Me and My Bum Knee

For posterity’s sake, I have decided to document yet another physical dilemma in my own ongoing soap opera, entitled, “Doctors on the Payroll.” I have had a bum knee since 1977, when I tore my ACL playing soccer in a tournament. I never did have the torn ligament repaired. (I did have surgery to repair some cartilage in this knee, and it has carried me well for about 30 years.) In early March of this year, my knee would mysteriously lock up on me while doing normal, everyday tasks, such as walking.  Within a minute or two of kind of shaking it off, it would return to normal. (Whatever “normal” means. I was shocked that I could even just spell that word!) I knew that this could not be good, but in my ever go-to-state of denial, I plugged along.

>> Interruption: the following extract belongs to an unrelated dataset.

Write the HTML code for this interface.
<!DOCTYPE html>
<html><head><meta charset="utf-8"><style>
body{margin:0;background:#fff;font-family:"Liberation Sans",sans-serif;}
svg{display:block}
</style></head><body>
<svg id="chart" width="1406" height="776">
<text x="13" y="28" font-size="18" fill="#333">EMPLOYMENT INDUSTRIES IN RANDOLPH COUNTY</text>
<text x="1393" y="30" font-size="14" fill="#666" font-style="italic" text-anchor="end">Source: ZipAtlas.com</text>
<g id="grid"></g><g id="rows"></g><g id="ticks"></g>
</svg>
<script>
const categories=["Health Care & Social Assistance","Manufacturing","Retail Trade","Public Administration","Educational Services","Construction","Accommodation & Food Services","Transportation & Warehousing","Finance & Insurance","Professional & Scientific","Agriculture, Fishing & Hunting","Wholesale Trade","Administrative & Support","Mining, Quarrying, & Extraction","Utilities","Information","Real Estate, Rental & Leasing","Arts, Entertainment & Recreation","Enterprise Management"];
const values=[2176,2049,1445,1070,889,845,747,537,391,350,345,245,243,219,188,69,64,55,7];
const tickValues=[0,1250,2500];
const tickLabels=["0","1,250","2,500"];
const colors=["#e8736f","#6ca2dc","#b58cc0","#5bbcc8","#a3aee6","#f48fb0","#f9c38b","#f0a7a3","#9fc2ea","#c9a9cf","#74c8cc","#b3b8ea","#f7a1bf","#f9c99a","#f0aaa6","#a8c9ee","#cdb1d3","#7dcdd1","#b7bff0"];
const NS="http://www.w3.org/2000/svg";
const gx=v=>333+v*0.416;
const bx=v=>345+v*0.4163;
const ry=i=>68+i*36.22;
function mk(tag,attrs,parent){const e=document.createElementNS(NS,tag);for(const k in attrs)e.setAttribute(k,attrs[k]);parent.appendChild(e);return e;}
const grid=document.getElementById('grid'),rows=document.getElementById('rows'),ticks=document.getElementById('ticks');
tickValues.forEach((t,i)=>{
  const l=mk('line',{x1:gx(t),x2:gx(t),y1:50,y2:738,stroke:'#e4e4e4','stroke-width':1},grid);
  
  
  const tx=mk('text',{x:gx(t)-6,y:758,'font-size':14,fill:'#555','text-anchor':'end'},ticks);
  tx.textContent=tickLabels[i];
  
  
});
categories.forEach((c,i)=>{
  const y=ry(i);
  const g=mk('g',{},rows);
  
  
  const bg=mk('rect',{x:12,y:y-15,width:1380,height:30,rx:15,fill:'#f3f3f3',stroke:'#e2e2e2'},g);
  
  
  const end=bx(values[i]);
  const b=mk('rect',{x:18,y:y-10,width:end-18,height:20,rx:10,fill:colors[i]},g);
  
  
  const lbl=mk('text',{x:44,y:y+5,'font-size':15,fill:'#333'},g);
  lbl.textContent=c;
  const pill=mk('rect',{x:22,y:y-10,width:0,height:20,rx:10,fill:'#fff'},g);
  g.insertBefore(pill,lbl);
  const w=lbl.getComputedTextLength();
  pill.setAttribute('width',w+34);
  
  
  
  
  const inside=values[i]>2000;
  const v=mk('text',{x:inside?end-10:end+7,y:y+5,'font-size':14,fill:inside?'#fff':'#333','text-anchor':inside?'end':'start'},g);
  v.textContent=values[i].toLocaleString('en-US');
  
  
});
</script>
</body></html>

Within six days or so, it just decided to lock up one day and stayed that way. (It would take more than a certified locksmith to reverse this condition.) So, surprisingly (or not so much to those who know me), I found myself yet again in a physician’s office, this time, an orthopedic surgeon. After an X-ray and MRI, it was determined that a piece of bone or something had chipped off, and I would require arthroscopic surgery to “clean it up.” (I had been worried that I would need the ever-dreaded ACL reconstruction, or even worse, a total knee replacement. I dodged those two bullets. Whew!) I hobbled around on crutches for the 10 days or so leading up to the 15-minute surgery, and figured I would be up and around again within no time. I could not have been more wrong!

I began physical therapy the day after my surgery, and spent most of the first week in bed, elevating and icing my swollen limb. For those of you, like me, who do not turn the TV on during the day, I am here to inform you that there is ABSOLUTELY NOTHING INTELLIGENT ON TELEVISION BETWEEN THE HOURS OF 1:00 AND 4:00 PM. I was begging to go back to work, which I did after taking that week off. I could only stay at work for a few hours, though, because my leg would become so uncomfortably swollen, that I could not wait to get home to elevate and ice it and watch MORE MIND-NUMBING TELEVISION! Thus was the vicious cycle I was caught up in for about two to three weeks.

I continued with my twice-weekly, one-and-a-half hour physical therapy sessions, where my progress was slow, to say the least. My therapist, Chad, apparently missed his calling as a Boot Camp Sergeant for the Marines, and instead chose physical therapy as his method of torture. I nicknamed him “The Nazi.” He would consistently push me through my exercises, and then “reward” me by bending my knee until the pain brought me off the table. Once he had stretched every tendon, ligament, and muscle housed in that part of my leg, he would grab his handy-dandy measuring thingy and record my progress. I slowly graduated from two crutches, to one crutch and then briefly to a cane. (The cane only lasted a few days, as I could sense that Chad was secretly planning on snatching it from me and whacking me across said newly repaired knee.) One day, as I came limping into the room for my daily torture  routine, he yelled across to me, “Joan, WHY ARE YOU LIMPING?” Gosh, at some physical therapy offices, they at least say hello before they start yelling at you.

Chad and I did eventually develop a friendly patient/therapist relationship. We belong to the same gym, and both enjoy the spinning classes they offer. I also found out that like me, he has a hankering for ZERO candy bars, a favorite of mine since childhood. It was candy that would be my ticket out of therapy. In the past week-and-a-half, I finally turned a corner and began regaining my normal gait, with just the slightest limp. I have returned to the gym, riding a recumbent bike, and revving up my heart with the elliptical machine. I have quickly worked my way up to my previous weight levels on several of the leg machines, and last week, I even spent 40 minutes in a spinning class. I was back-or at least 90% back. It was time to break it off with Chad. So, yesterday, I walked into the PT room and pulled out a gift bag filled with ZERO candy bars, and offered Chad a bribe. I told him I would trade candy for a release from physical therapy. By the end of my session, I was signing my final papers.

So, nearly six-and-a-half weeks after my “piece of cake surgery,” I am free. I will have an extra three hours a week of my life back, along with an end to ever-mounting medical bills. I am able to begin to catch up on lawn work, which has patiently waited for my recovery. My son has gone back to being a child, and not his mother’s caregiver. The dog and I took a walk together one evening-the first in about two months. It is Spring, a time for rebirth and renewal. I feel both. And, just for the record, my doctor warned me that I may need a knee replacement down the road, to which I say there is NO WAY IN HELL! I will patiently wait for a medication (in tablet or liquid form) that miraculously grows back your ligaments and eliminates that unsightly and annoying arthritis. With just one little pill, my aged and torn up knee will be returned to its once youthful, healthy state. I am pretty sure that brilliant scientists all over the world are working on such a cure as we speak.